2020年12月中旬,教育部印发《关于破除高校哲学社会科学研究评价中“唯论文”不良导向的若干意见》的通知。谷雨的报道显示,青年学者们盼着这个文件,期待环境可以变得更友好。
青年教师王梅梅感到心灰意冷,她发现自己和其他六名学者一起陷入“人工智能”。那是在六年前,她写了篇分析人工智能题材电影的论文,学术会议上第一个发言,接着听到现场有一半学者做了同主题的报告,角度很相似,连选的电影也一样。坐在会场,她问自己,为什么要写这种东西?最近五六年,人工智能是国内文科学术界的热点。我们访问了十几位不同高校、不同专业的青年学者,其中一半人说起自己学科的热点曾是人工智能。
不同于一般论文追求“提出新问题,论述新思想”,“为追而追”的热点论文拼的是速度,一位老师给其中一种起名“媒体摘编”,指的是全文都靠摘录媒体报道、汇总资料;另一种叫“一次性论文”,是指追事件类的热点,由于内容太表面,一个月后就没有价值了。期刊编辑们对热点最敏感。他们每个月要接收大量投稿,有时也会按热点筛选论文。
如果早入职十年,或者等到十年后当上了副教授,陈冬冬想象自己的选择或许会很不同,但现在正是他压力最大的时候:发不到足够数量的论文,他就会在六年之后、临近35岁的那一年被迫离开这所学校,重新面对就业市场。像陈冬冬这样的青年教师所面临的是这样一项制度:新入职的老师不再有编制,只签三年或六年的预聘合同,到期时由校学术委员会投票定去留,留下的晋升副教授,否则就只能离开。
那次发表大获成功后,陈冬冬转向了热门的区域国别研究,“我会有意识地去复制成功。”他没接受过这方面的学术训练,但很快发现这并不重要。关于这方面的经验,另一位老师这样向我们总结:“打磨文章指的是外观要看起来很专业,细挖里面是空的,其实关系不大的。”陈冬冬意识到自己还有很多课要补,但不是学术基础,而是“学术词汇”——“就是以学术界都能理解的方式去说一件大家本来都明白的问题。”
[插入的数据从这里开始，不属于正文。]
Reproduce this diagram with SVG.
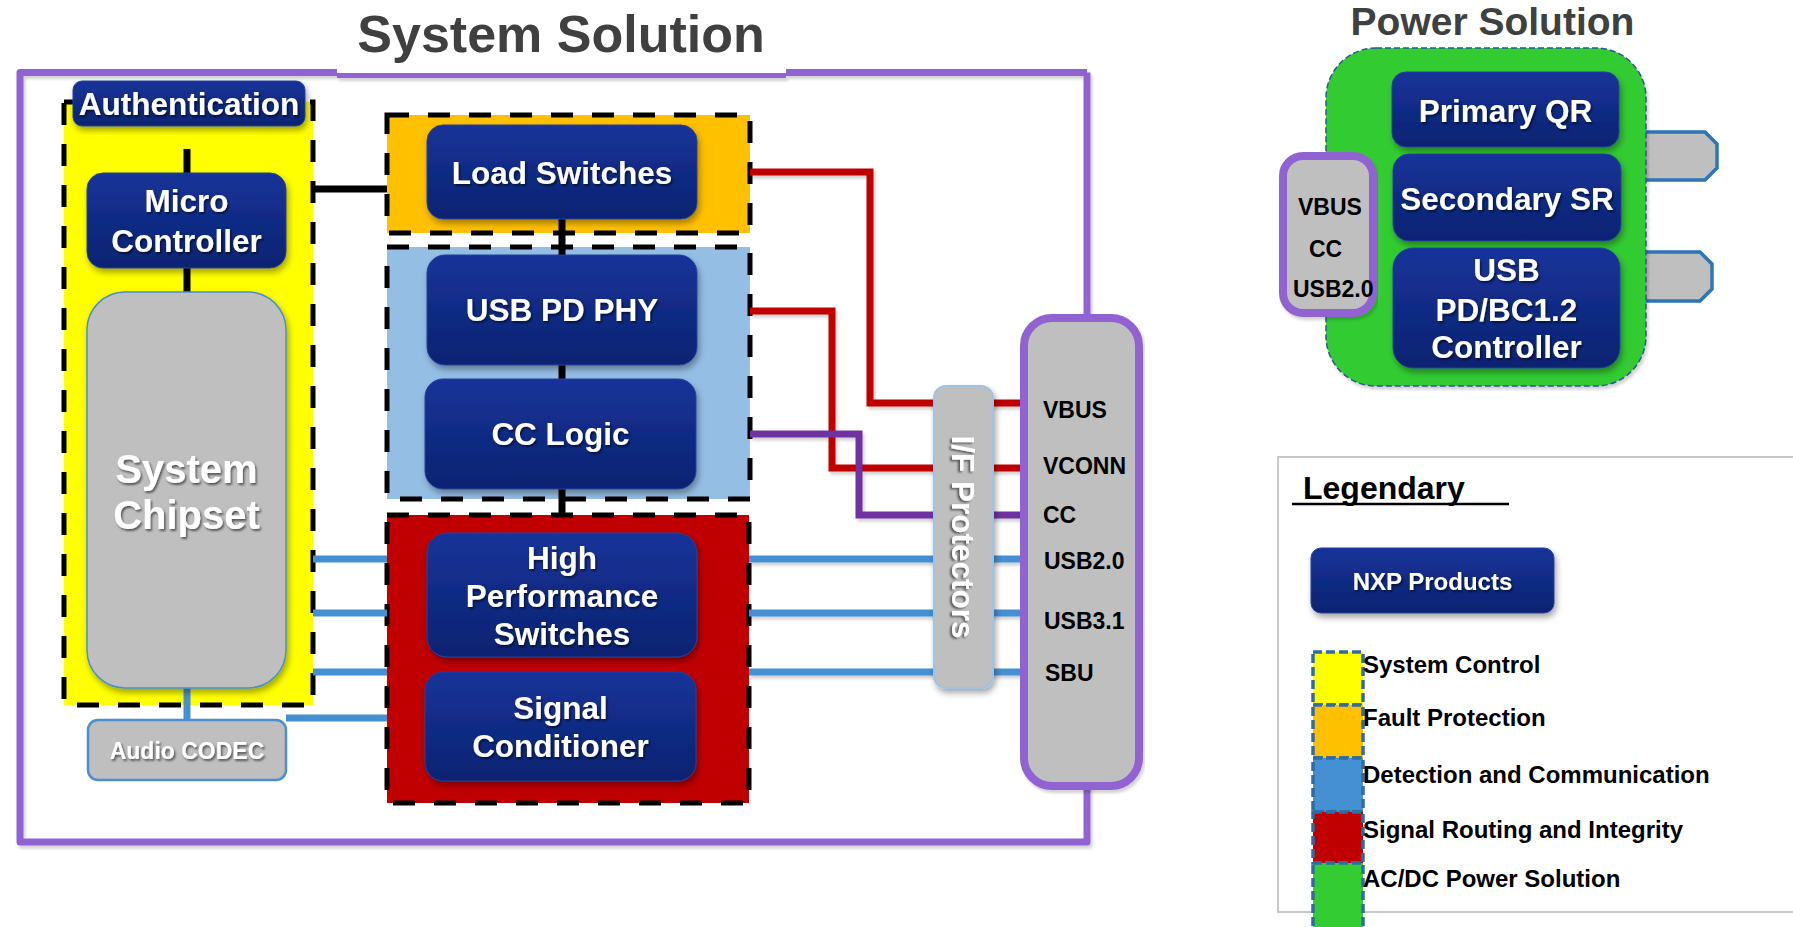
<svg xmlns="http://www.w3.org/2000/svg" width="1793" height="927" viewBox="0 0 1793 927">
  <defs>
    <linearGradient id="navy" x1="0" y1="0" x2="0" y2="1">
      <stop offset="0" stop-color="#153399"/>
      <stop offset="1" stop-color="#0d2371"/>
    </linearGradient>
    <filter id="boxShadow" x="-10%" y="-10%" width="125%" height="130%">
      <feDropShadow dx="2" dy="4" stdDeviation="3" flood-color="#000" flood-opacity="0.35"/>
    </filter>
    <filter id="lineShadow" x="-5%" y="-5%" width="110%" height="115%">
      <feDropShadow dx="2" dy="3" stdDeviation="1.5" flood-color="#000" flood-opacity="0.18"/>
    </filter>
    <filter id="textShadow" x="-10%" y="-20%" width="120%" height="150%">
      <feDropShadow dx="1.5" dy="2" stdDeviation="1" flood-color="#000" flood-opacity="0.55"/>
    </filter>
    <style>
      .txt { font-family: "Liberation Sans", Arial, Helvetica, sans-serif; font-weight: bold; }
      .title { fill: #404040; text-anchor: middle; }
      .nxp rect { fill: url(#navy); stroke: #23419f; stroke-width: 1; filter: url(#boxShadow); }
      .nxp text { fill: #fff; text-anchor: middle; font-size: 31.5px; filter: url(#textShadow); }
      .region { stroke: #000; stroke-width: 5; stroke-dasharray: 22 19; }
      .gray { fill: #bfbfbf; }
      .pin { fill: #000; font-size: 23px; }
      .wire { fill: none; stroke-width: 7; stroke-linejoin: miter; }
      .red { stroke: #c00000; }
      .purple { stroke: #7030a0; }
      .blue { stroke: #4590d2; }
      .black { stroke: #000; }
      .frame { fill: none; stroke: #9162d2; stroke-width: 7; }
      .swatch { stroke: #2e6ca3; stroke-width: 3.5; stroke-dasharray: 9 4; }
      .lg { fill: #000; font-size: 24px; }
    </style>
  </defs>

  <rect width="1793" height="927" fill="#fff"/>

  <!-- System Solution frame -->
  <g id="system-frame">
    <g filter="url(#lineShadow)">
      <path class="frame" d="M1087 72.5 H786 M337 72.5 H20 V842 H1087 V72.5" stroke-linejoin="round"/>
      <path class="frame" d="M337 75.5 H786" style="stroke-width:5"/>
    </g>
    <text class="txt title" x="561" y="52" font-size="52">System Solution</text>
  </g>

  <!-- Region backgrounds -->
  <g id="region-system-control">
    <rect class="region" x="64" y="102" width="249" height="603" fill="#ffff00"/>
  </g>
  <g id="region-fault-protection">
    <rect class="region" x="387" y="115" width="363" height="118" fill="#ffc000"/>
  </g>
  <g id="region-detection">
    <rect class="region" x="387" y="247" width="363" height="252" fill="#95bee5"/>
  </g>
  <g id="region-signal-routing">
    <rect class="region" x="387" y="515" width="362" height="288" fill="#c00000"/>
  </g>

  <!-- Connectors -->
  <g id="connectors">
    <g filter="url(#lineShadow)">
      <path class="wire red" d="M750 172 H870 V403 H1022"/>
      <path class="wire red" d="M750 311 H832 V468 H1022"/>
      <path class="wire purple" d="M750 434 H859 V515 H1022"/>
      <path class="wire blue" d="M749 559 H1022"/>
      <path class="wire blue" d="M749 613 H1022"/>
      <path class="wire blue" d="M749 672 H1022"/>
    </g>
    <path class="wire blue" d="M313 559 H387"/>
    <path class="wire blue" d="M313 613 H387"/>
    <path class="wire blue" d="M313 672 H387"/>
    <path class="wire blue" d="M286 718 H387"/>
    <path class="wire blue" d="M187 686 V722"/>
    <path class="wire black" d="M187 149 V175"/>
    <path class="wire black" d="M187 266 V294"/>
    <path class="wire black" d="M313 189 H387"/>
    <path class="wire black" d="M562 217 V258"/>
    <path class="wire black" d="M562 363 V381"/>
    <path class="wire black" d="M562 487 V515"/>
  </g>

  <!-- System control nodes -->
  <g id="authentication" class="nxp txt">
    <rect x="73" y="81" width="232" height="45" rx="9"/>
    <text x="189" y="115">Authentication</text>
  </g>
  <g id="micro-controller" class="nxp txt">
    <rect x="87" y="173" width="199" height="95" rx="16"/>
    <text x="186.5" y="212">Micro</text>
    <text x="186.5" y="252">Controller</text>
  </g>
  <g id="system-chipset" class="txt">
    <rect class="gray" x="87" y="292" width="199" height="396" rx="38" stroke="#4a90d0" stroke-width="1.5" filter="url(#boxShadow)"/>
    <text x="186.5" y="483" font-size="40" fill="#fff" text-anchor="middle" filter="url(#textShadow)">System</text>
    <text x="186.5" y="529" font-size="40" fill="#fff" text-anchor="middle" filter="url(#textShadow)">Chipset</text>
  </g>
  <g id="audio-codec" class="txt">
    <rect class="gray" x="88" y="720" width="198" height="60" rx="10" stroke="#4a90d0" stroke-width="2.5"/>
    <text x="187" y="759" font-size="23" fill="#fff" text-anchor="middle" filter="url(#textShadow)">Audio CODEC</text>
  </g>

  <!-- Fault protection / detection / signal nodes -->
  <g id="load-switches" class="nxp txt">
    <rect x="427" y="125" width="270" height="94" rx="16"/>
    <text x="562" y="184">Load Switches</text>
  </g>
  <g id="usb-pd-phy" class="nxp txt">
    <rect x="427" y="255" width="270" height="110" rx="18"/>
    <text x="562" y="321">USB PD PHY</text>
  </g>
  <g id="cc-logic" class="nxp txt">
    <rect x="425" y="379" width="271" height="110" rx="18"/>
    <text x="560.5" y="445">CC Logic</text>
  </g>
  <g id="high-performance-switches" class="nxp txt">
    <rect x="427" y="533" width="270" height="124" rx="20"/>
    <text x="562" y="569">High</text>
    <text x="562" y="607">Performance</text>
    <text x="562" y="645">Switches</text>
  </g>
  <g id="signal-conditioner" class="nxp txt">
    <rect x="425" y="672" width="271" height="109" rx="18"/>
    <text x="560.5" y="719">Signal</text>
    <text x="560.5" y="757">Conditioner</text>
  </g>

  <!-- Interface protectors -->
  <g id="if-protectors" class="txt">
    <rect class="gray" x="934" y="386" width="59" height="302" rx="12" stroke="#9dc3e6" stroke-width="2" filter="url(#boxShadow)"/>
    <text transform="translate(952 537) rotate(90)" font-size="31.5" fill="#fff" text-anchor="middle" filter="url(#textShadow)">I/F Protectors</text>
  </g>

  <!-- Type-C connector -->
  <g id="usb-c-connector" class="txt">
    <rect class="gray" x="1024" y="318" width="115" height="468" rx="28" stroke="#9162d2" stroke-width="8" filter="url(#lineShadow)"/>
    <text class="pin" x="1043" y="418">VBUS</text>
    <text class="pin" x="1043" y="474">VCONN</text>
    <text class="pin" x="1043" y="523">CC</text>
    <text class="pin" x="1044" y="569">USB2.0</text>
    <text class="pin" x="1044" y="629">USB3.1</text>
    <text class="pin" x="1045" y="681">SBU</text>
  </g>

  <!-- Power solution -->
  <g id="power-solution" class="txt">
    <text class="title" x="1492.5" y="35" font-size="39">Power Solution</text>
    <path d="M1630 132 H1705 L1717 144 V168 L1705 180 H1630 Z" fill="#bfbfbf" stroke="#2e75b6" stroke-width="3.5"/>
    <path d="M1630 252 H1700 L1712 264 V289 L1700 301 H1630 Z" fill="#bfbfbf" stroke="#2e75b6" stroke-width="3.5"/>
    <rect x="1326" y="48" width="320" height="338" rx="50" fill="#33cc33" stroke="#2f5597" stroke-width="1.5" stroke-dasharray="6 3" filter="url(#lineShadow)"/>
  </g>
  <g id="primary-qr" class="nxp txt">
    <rect x="1392" y="72" width="227" height="75" rx="14"/>
    <text x="1505.5" y="122">Primary QR</text>
  </g>
  <g id="secondary-sr" class="nxp txt">
    <rect x="1393" y="154" width="228" height="87" rx="16"/>
    <text x="1507" y="210">Secondary SR</text>
  </g>
  <g id="pd-controller" class="nxp txt">
    <rect x="1393" y="248" width="227" height="120" rx="20"/>
    <text x="1506.5" y="281">USB</text>
    <text x="1506.5" y="321">PD/BC1.2</text>
    <text x="1506.5" y="358">Controller</text>
  </g>
  <g id="power-connector" class="txt">
    <rect class="gray" x="1283" y="156" width="90" height="157" rx="20" stroke="#9162d2" stroke-width="8" filter="url(#lineShadow)"/>
    <text class="pin" x="1298" y="215">VBUS</text>
    <text class="pin" x="1309" y="257">CC</text>
    <text class="pin" x="1293" y="297">USB2.0</text>
  </g>

  <!-- Legend -->
  <g id="legend" class="txt">
    <rect x="1278" y="457" width="600" height="455" fill="#fff" stroke="#c8c8c8" stroke-width="2"/>
    <text x="1303" y="499" font-size="32" fill="#000">Legendary</text>
    <line x1="1292" y1="504" x2="1509" y2="504" stroke="#000" stroke-width="2.5"/>
    <g class="nxp">
      <rect x="1311" y="548" width="243" height="65" rx="10"/>
      <text x="1432.5" y="590" style="font-size:24px">NXP Products</text>
    </g>
    <rect class="swatch" x="1313" y="652" width="50" height="53" fill="#ffff00"/>
    <rect class="swatch" x="1313" y="705" width="50" height="53" fill="#ffc000"/>
    <rect class="swatch" x="1313" y="758" width="50" height="54" fill="#4590d2"/>
    <rect class="swatch" x="1313" y="812" width="50" height="51" fill="#c00000"/>
    <rect class="swatch" x="1313" y="863" width="50" height="66" fill="#33cc33"/>
    <text class="lg" x="1363" y="673">System Control</text>
    <text class="lg" x="1363" y="726">Fault Protection</text>
    <text class="lg" x="1363" y="783">Detection and Communication</text>
    <text class="lg" x="1363" y="838">Signal Routing and Integrity</text>
    <text class="lg" x="1363" y="887">AC/DC Power Solution</text>
  </g>
</svg>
陈冬冬知道自己的学者使命,他原本也不是为了参与这个游戏才走上学术道路的。他知道一篇好论文的标准,是“要从在历史上始终发挥作用的因素去解释现象”,他关心文学与政治之间的互动,想把文学如何介入社会作为自己最重要的研究方向。
五个月前,路星没能通过学校的筛选,被迫离开了。这在本就不大的学术圈里迅速成了一个符号:不同院系、甚至不同学校的老师都在和我们的接触中提到了路星,说他是位正派、优秀的学者,为他的遭遇感到不公,并把这看作系统里存在逆向淘汰的警告。